Task brief: Set down each line of the material that follows, exactly, with no pictures.
'''
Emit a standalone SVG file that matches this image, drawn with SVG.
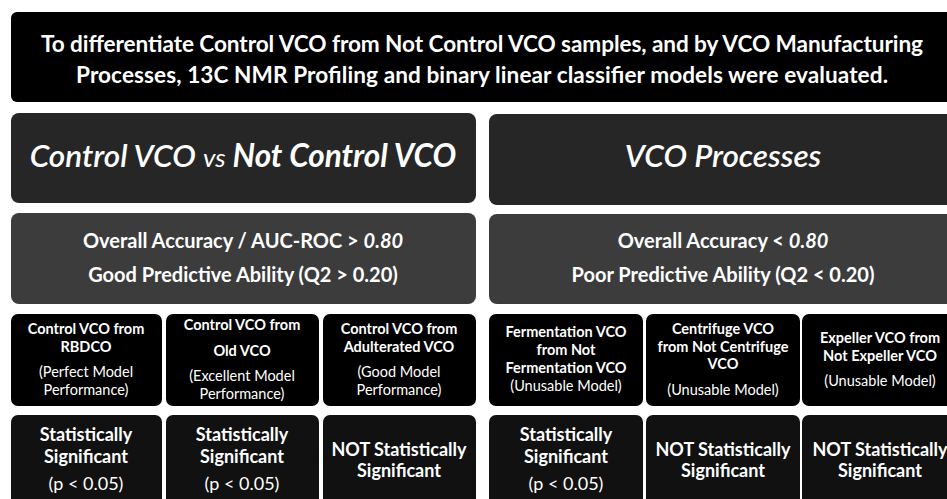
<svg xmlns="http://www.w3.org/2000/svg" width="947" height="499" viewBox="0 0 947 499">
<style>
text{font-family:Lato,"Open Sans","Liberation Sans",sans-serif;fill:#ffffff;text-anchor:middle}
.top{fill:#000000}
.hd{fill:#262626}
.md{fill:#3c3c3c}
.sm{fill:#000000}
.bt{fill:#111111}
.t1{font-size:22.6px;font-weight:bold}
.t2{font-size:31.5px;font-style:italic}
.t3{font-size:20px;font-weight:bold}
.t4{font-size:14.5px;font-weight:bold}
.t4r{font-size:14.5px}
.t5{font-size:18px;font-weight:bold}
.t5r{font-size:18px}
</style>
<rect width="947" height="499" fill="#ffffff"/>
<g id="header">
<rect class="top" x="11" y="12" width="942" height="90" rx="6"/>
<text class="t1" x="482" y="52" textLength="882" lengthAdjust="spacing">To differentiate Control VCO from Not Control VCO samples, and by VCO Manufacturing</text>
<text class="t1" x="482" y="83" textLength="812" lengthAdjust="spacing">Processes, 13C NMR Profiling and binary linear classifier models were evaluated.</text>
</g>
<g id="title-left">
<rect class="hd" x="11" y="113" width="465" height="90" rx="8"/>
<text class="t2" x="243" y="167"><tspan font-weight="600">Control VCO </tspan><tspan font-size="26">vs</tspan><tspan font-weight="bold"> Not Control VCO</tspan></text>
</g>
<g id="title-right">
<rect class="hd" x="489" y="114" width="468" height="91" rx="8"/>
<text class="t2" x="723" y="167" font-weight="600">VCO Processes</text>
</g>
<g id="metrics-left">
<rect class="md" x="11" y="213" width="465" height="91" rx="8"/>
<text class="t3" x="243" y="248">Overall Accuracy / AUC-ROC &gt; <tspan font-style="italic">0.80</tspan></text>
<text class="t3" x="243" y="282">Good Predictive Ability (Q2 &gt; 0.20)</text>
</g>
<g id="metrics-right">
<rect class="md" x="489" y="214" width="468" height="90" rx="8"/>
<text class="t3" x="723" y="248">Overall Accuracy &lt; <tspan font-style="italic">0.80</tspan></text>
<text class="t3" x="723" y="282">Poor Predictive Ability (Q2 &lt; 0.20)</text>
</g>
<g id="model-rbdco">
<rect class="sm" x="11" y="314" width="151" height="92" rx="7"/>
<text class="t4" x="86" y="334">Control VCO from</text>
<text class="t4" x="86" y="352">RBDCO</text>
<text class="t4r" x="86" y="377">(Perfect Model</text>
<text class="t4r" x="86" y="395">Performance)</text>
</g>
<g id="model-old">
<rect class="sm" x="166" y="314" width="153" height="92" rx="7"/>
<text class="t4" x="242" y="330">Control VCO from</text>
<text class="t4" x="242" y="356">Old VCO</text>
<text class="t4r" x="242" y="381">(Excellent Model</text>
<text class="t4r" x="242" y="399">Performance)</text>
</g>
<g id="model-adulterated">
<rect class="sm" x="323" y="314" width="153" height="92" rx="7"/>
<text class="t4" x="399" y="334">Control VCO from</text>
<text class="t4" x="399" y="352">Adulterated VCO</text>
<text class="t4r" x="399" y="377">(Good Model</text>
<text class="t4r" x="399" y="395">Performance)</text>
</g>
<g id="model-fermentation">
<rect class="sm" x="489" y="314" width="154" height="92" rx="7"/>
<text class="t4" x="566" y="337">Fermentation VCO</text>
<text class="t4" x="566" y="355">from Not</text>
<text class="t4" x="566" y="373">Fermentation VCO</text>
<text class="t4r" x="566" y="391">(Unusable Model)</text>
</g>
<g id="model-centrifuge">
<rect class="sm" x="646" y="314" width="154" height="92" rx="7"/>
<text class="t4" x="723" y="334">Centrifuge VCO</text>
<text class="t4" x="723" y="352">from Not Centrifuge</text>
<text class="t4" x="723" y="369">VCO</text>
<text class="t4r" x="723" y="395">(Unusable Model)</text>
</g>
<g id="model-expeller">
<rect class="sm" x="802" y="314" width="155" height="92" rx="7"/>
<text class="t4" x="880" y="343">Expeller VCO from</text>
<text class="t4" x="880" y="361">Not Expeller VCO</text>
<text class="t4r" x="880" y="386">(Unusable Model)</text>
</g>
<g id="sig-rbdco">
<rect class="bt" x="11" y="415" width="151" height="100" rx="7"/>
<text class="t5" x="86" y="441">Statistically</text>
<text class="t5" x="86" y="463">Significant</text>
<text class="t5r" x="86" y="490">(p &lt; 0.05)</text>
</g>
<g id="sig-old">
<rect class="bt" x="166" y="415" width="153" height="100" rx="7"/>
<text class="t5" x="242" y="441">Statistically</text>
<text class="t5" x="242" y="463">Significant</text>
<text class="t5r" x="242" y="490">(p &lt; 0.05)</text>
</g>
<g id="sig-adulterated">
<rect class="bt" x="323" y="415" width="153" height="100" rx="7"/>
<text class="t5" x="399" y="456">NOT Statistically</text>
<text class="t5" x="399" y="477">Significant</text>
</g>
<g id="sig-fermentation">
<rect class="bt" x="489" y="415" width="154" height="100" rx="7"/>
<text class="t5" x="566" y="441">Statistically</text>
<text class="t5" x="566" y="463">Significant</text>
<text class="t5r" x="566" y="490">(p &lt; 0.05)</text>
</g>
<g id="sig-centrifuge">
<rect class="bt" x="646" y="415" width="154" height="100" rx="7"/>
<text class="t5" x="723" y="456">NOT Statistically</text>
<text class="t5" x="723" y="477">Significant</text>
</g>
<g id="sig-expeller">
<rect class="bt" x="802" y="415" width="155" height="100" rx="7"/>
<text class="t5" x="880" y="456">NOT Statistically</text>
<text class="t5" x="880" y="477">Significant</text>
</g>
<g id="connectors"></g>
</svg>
'''
Written response:
Emit a standalone SVG file that matches this image, drawn with SVG.
<svg xmlns="http://www.w3.org/2000/svg" width="947" height="499" viewBox="0 0 947 499">
<style>
text{font-family:Lato,"Open Sans","Liberation Sans",sans-serif;fill:#ffffff;text-anchor:middle}
.top{fill:#000000}
.hd{fill:#262626}
.md{fill:#3c3c3c}
.sm{fill:#000000}
.bt{fill:#111111}
.t1{font-size:22.6px;font-weight:bold}
.t2{font-size:31.5px;font-style:italic}
.t3{font-size:20px;font-weight:bold}
.t4{font-size:14.5px;font-weight:bold}
.t4r{font-size:14.5px}
.t5{font-size:18px;font-weight:bold}
.t5r{font-size:18px}
</style>
<rect width="947" height="499" fill="#ffffff"/>
<g id="header">
<rect class="top" x="11" y="12" width="942" height="90" rx="6"/>
<text class="t1" x="482" y="52" textLength="882" lengthAdjust="spacing">To differentiate Control VCO from Not Control VCO samples, and by VCO Manufacturing</text>
<text class="t1" x="482" y="83" textLength="812" lengthAdjust="spacing">Processes, 13C NMR Profiling and binary linear classifier models were evaluated.</text>
</g>
<g id="title-left">
<rect class="hd" x="11" y="113" width="465" height="90" rx="8"/>
<text class="t2" x="243" y="167"><tspan font-weight="600">Control VCO </tspan><tspan font-size="26">vs</tspan><tspan font-weight="bold"> Not Control VCO</tspan></text>
</g>
<g id="title-right">
<rect class="hd" x="489" y="114" width="468" height="91" rx="8"/>
<text class="t2" x="723" y="167" font-weight="600">VCO Processes</text>
</g>
<g id="metrics-left">
<rect class="md" x="11" y="213" width="465" height="91" rx="8"/>
<text class="t3" x="243" y="248">Overall Accuracy / AUC-ROC &gt; <tspan font-style="italic">0.80</tspan></text>
<text class="t3" x="243" y="282">Good Predictive Ability (Q2 &gt; 0.20)</text>
</g>
<g id="metrics-right">
<rect class="md" x="489" y="214" width="468" height="90" rx="8"/>
<text class="t3" x="723" y="248">Overall Accuracy &lt; <tspan font-style="italic">0.80</tspan></text>
<text class="t3" x="723" y="282">Poor Predictive Ability (Q2 &lt; 0.20)</text>
</g>
<g id="model-rbdco">
<rect class="sm" x="11" y="314" width="151" height="92" rx="7"/>
<text class="t4" x="86" y="334">Control VCO from</text>
<text class="t4" x="86" y="352">RBDCO</text>
<text class="t4r" x="86" y="377">(Perfect Model</text>
<text class="t4r" x="86" y="395">Performance)</text>
</g>
<g id="model-old">
<rect class="sm" x="166" y="314" width="153" height="92" rx="7"/>
<text class="t4" x="242" y="330">Control VCO from</text>
<text class="t4" x="242" y="356">Old VCO</text>
<text class="t4r" x="242" y="381">(Excellent Model</text>
<text class="t4r" x="242" y="399">Performance)</text>
</g>
<g id="model-adulterated">
<rect class="sm" x="323" y="314" width="153" height="92" rx="7"/>
<text class="t4" x="399" y="334">Control VCO from</text>
<text class="t4" x="399" y="352">Adulterated VCO</text>
<text class="t4r" x="399" y="377">(Good Model</text>
<text class="t4r" x="399" y="395">Performance)</text>
</g>
<g id="model-fermentation">
<rect class="sm" x="489" y="314" width="154" height="92" rx="7"/>
<text class="t4" x="566" y="337">Fermentation VCO</text>
<text class="t4" x="566" y="355">from Not</text>
<text class="t4" x="566" y="373">Fermentation VCO</text>
<text class="t4r" x="566" y="391">(Unusable Model)</text>
</g>
<g id="model-centrifuge">
<rect class="sm" x="646" y="314" width="154" height="92" rx="7"/>
<text class="t4" x="723" y="334">Centrifuge VCO</text>
<text class="t4" x="723" y="352">from Not Centrifuge</text>
<text class="t4" x="723" y="369">VCO</text>
<text class="t4r" x="723" y="395">(Unusable Model)</text>
</g>
<g id="model-expeller">
<rect class="sm" x="802" y="314" width="155" height="92" rx="7"/>
<text class="t4" x="880" y="343">Expeller VCO from</text>
<text class="t4" x="880" y="361">Not Expeller VCO</text>
<text class="t4r" x="880" y="386">(Unusable Model)</text>
</g>
<g id="sig-rbdco">
<rect class="bt" x="11" y="415" width="151" height="100" rx="7"/>
<text class="t5" x="86" y="441">Statistically</text>
<text class="t5" x="86" y="463">Significant</text>
<text class="t5r" x="86" y="490">(p &lt; 0.05)</text>
</g>
<g id="sig-old">
<rect class="bt" x="166" y="415" width="153" height="100" rx="7"/>
<text class="t5" x="242" y="441">Statistically</text>
<text class="t5" x="242" y="463">Significant</text>
<text class="t5r" x="242" y="490">(p &lt; 0.05)</text>
</g>
<g id="sig-adulterated">
<rect class="bt" x="323" y="415" width="153" height="100" rx="7"/>
<text class="t5" x="399" y="456">NOT Statistically</text>
<text class="t5" x="399" y="477">Significant</text>
</g>
<g id="sig-fermentation">
<rect class="bt" x="489" y="415" width="154" height="100" rx="7"/>
<text class="t5" x="566" y="441">Statistically</text>
<text class="t5" x="566" y="463">Significant</text>
<text class="t5r" x="566" y="490">(p &lt; 0.05)</text>
</g>
<g id="sig-centrifuge">
<rect class="bt" x="646" y="415" width="154" height="100" rx="7"/>
<text class="t5" x="723" y="456">NOT Statistically</text>
<text class="t5" x="723" y="477">Significant</text>
</g>
<g id="sig-expeller">
<rect class="bt" x="802" y="415" width="155" height="100" rx="7"/>
<text class="t5" x="880" y="456">NOT Statistically</text>
<text class="t5" x="880" y="477">Significant</text>
</g>
<g id="connectors"></g>
</svg>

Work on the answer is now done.